OK…Ian has now written 2 posts in a row, so I figured I had better get my act together and get something up here too. I’ve been waiting to take some shots of these awesome Save The Dates I’ve been working on…but I haven’t had the time yet! So, I thought I’d do a little post about my design background. Although I’ve been working in graphic and web design for over 10 years now (yikes!), I actually didn’t go to school for it. No, the original plan was to be a rockstar. My chosen major of Music Technology was really just a way to support this dream – I thought I could make a living recording other people’s music, but mostly it was just an excuse to record my own. After I graduated (or somewhat before), I realized that I didn’t really have a passion for it. Add in the fact that home recording equipment was just starting to become affordable for regular people and the music industry was in major flux due to file sharing and the internet, and there weren’t a lot of jobs as an engineer anyway. Soo…back to the rockstar plan.
Ian and I were in a band together for about 5 years when we lived in New York. Since I was always the visually creative sort (amongst other ventures, my family did insane Halloween displays every year when I was growing up), I started producing the flyers for our shows and figured out how to build websites. At the time it was all in the name of promotion for my future life as a rockstar – I didn’t know it would end up being my career. Although early incarnations of our website were cringe-worthy and posters full of font mishaps (yes, that is Jokerman AND Chiller):
I started working at an independent record label in Manhattan creating album artwork, newspaper and magazine advertisements, and other promotional flyers. The job was a nightmare for many reasons, but it did get me started earning money for designing. Although it eventually became clear that our band wasn’t going to “make it,” the flyer below was actually what caught the attention of the owner of a packaging company in Chicago and landed me the position of Creative Director when we moved here 7 years ago.

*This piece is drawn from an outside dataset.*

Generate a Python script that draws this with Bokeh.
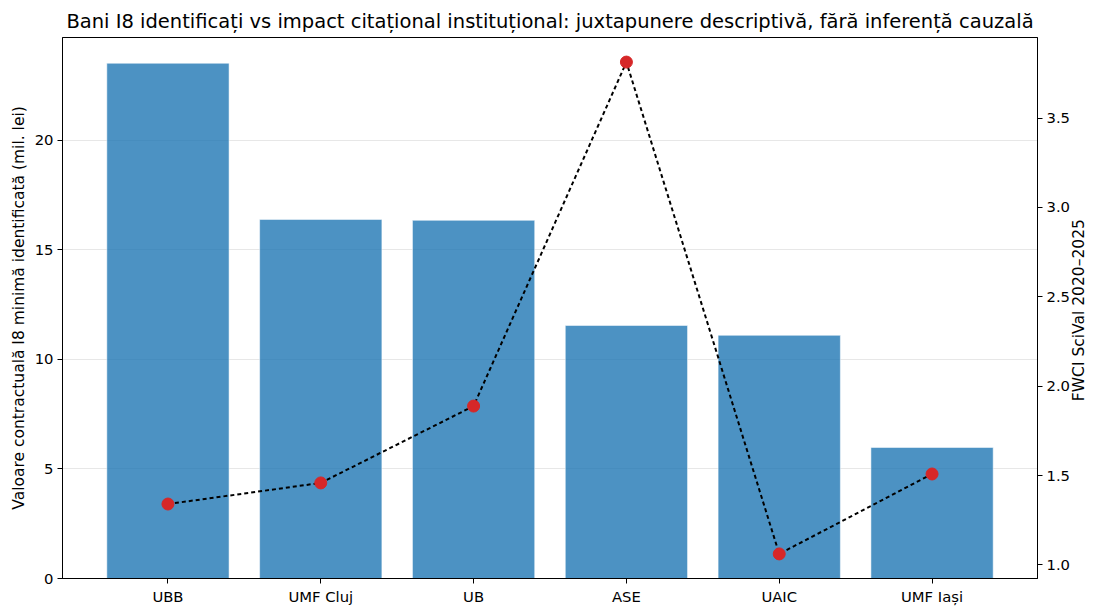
import math
from bokeh.plotting import figure
from bokeh.models import Range1d, LinearAxis, FixedTicker, ColumnDataSource, CustomJSTickFormatter
from bokeh.embed import file_html
from bokeh.resources import INLINE

categories = ["UBB", "UMF Cluj", "UB", "ASE", "UAIC", "UMF Iași"]
contract_values = [23.52, 16.39, 16.35, 11.55, 11.10, 5.98]
fwci_values = [1.341, 1.459, 1.889, 3.813, 1.062, 1.509]

left_ticks = [0, 5, 10, 15, 20]
right_ticks = [1.0, 1.5, 2.0, 2.5, 3.0, 3.5]

FONT = "DejaVu Sans"

xs = list(range(len(categories)))
src = ColumnDataSource(dict(x=xs, v=contract_values, f=fwci_values))

ytop = max(contract_values) * 1.05
p = figure(width=1104, height=616, output_backend="svg", toolbar_location=None,
           x_range=Range1d(-0.69, 5.69), y_range=Range1d(0, ytop),
           min_border_left=62, min_border_right=67, min_border_top=37, min_border_bottom=38)

fmin, fmax = min(fwci_values), max(fwci_values)
fm = (fmax - fmin) * 0.05
p.extra_y_ranges = {"fwci": Range1d(fmin - fm, fmax + fm)}

p.title.text = "Bani I8 identificați vs impact citațional instituțional: juxtapunere descriptivă, fără inferență cauzală"
p.title.text_font = FONT
p.title.text_font_size = "19.5px"
p.title.text_font_style = "normal"
p.title.align = "center"
p.title.text_color = "#000000"

p.vbar(x="x", top="v", width=0.8, source=src, fill_color="#1f77b4", fill_alpha=0.8,
       line_color="white", line_alpha=0.5, line_width=1)

p.line(x="x", y="f", source=src, y_range_name="fwci", line_color="black",
       line_width=2, line_dash="4 3")
p.scatter(x="x", y="f", source=src, y_range_name="fwci", size=12,
          fill_color="#d62728", line_color="#d62728")

def style(ax):
    ax.major_label_text_font = FONT
    ax.major_label_text_font_size = "14.8px"
    ax.major_label_text_color = "#000000"
    ax.axis_label_text_font = FONT
    ax.axis_label_text_font_size = "15.5px"
    ax.axis_label_text_font_style = "normal"
    ax.axis_label_text_color = "#000000"
    ax.axis_line_color = "#000000"
    ax.major_tick_line_color = "#000000"
    ax.minor_tick_line_color = None
    ax.major_tick_out = 5
    ax.major_tick_in = 0
    ax.major_label_standoff = 4

style(p.xaxis[0])
style(p.yaxis[0])

p.xaxis.ticker = FixedTicker(ticks=xs)
p.xaxis.major_label_overrides = {i: c for i, c in enumerate(categories)}

p.yaxis.ticker = FixedTicker(ticks=left_ticks)
p.yaxis.axis_label = "Valoare contractuală I8 minimă identificată (mil. lei)"
p.yaxis.axis_label_standoff = 4

right_label = "FWCI SciVal 2020–2025"
ry = LinearAxis(y_range_name="fwci", ticker=FixedTicker(ticks=right_ticks))
style(ry)
ry.axis_label_standoff = 6
ry.formatter = CustomJSTickFormatter(code="return tick.toFixed(1);")
props = ry.properties()
if "axis_label_orientation" in props and "axis_label_align" in props:
    # read bottom-to-top like the reference; anchor at axis start, padded to center
    ry.axis_label_orientation = math.pi / 2
    ry.axis_label_align = "start"
    ry.axis_label = "\u00a0" * 36 + right_label
else:
    ry.axis_label = right_label
p.add_layout(ry, "right")

p.xgrid.grid_line_color = None
p.ygrid.grid_line_color = "#b0b0b0"
p.ygrid.grid_line_alpha = 0.3
p.ygrid.grid_line_width = 1

p.outline_line_color = "#000000"
p.outline_line_width = 1
p.outline_line_alpha = 1

open("out.html", "w").write(file_html(p, INLINE))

So even though my dreams of rockstardom didn’t pan out, all that time I spent futzing around with Photoshop and Dreamweaver certainly gave me some marketable skills. I like to think that because I’m completely self taught, my designs definitely have their own personality. When I started learning how to letterpress print about 4 years ago, I brought some of that Halloween display / band poster / slightly offbeat look to the press. While I certainly can do more traditional and conservative wedding invitations, it’s not what I like best. I spent many years fretting about the fact that I didn’t have a degree in design or printmaking, and even took some online courses to make myself feel more “up to snuff.” What I found was that I already knew most of the stuff they were teaching, and I’ve actually grown to appreciate that I have a different approach. I think that more than anything, people seek me out because I really love what I do, and I bring a non-cookie cutter aesthetic to every project I work on. So when Monica came to me for her wedding invitations and said she was interested in a Hatch Show Print style movie poster theme, I was ecstatic. Projects like these really are the culmination of all my experience.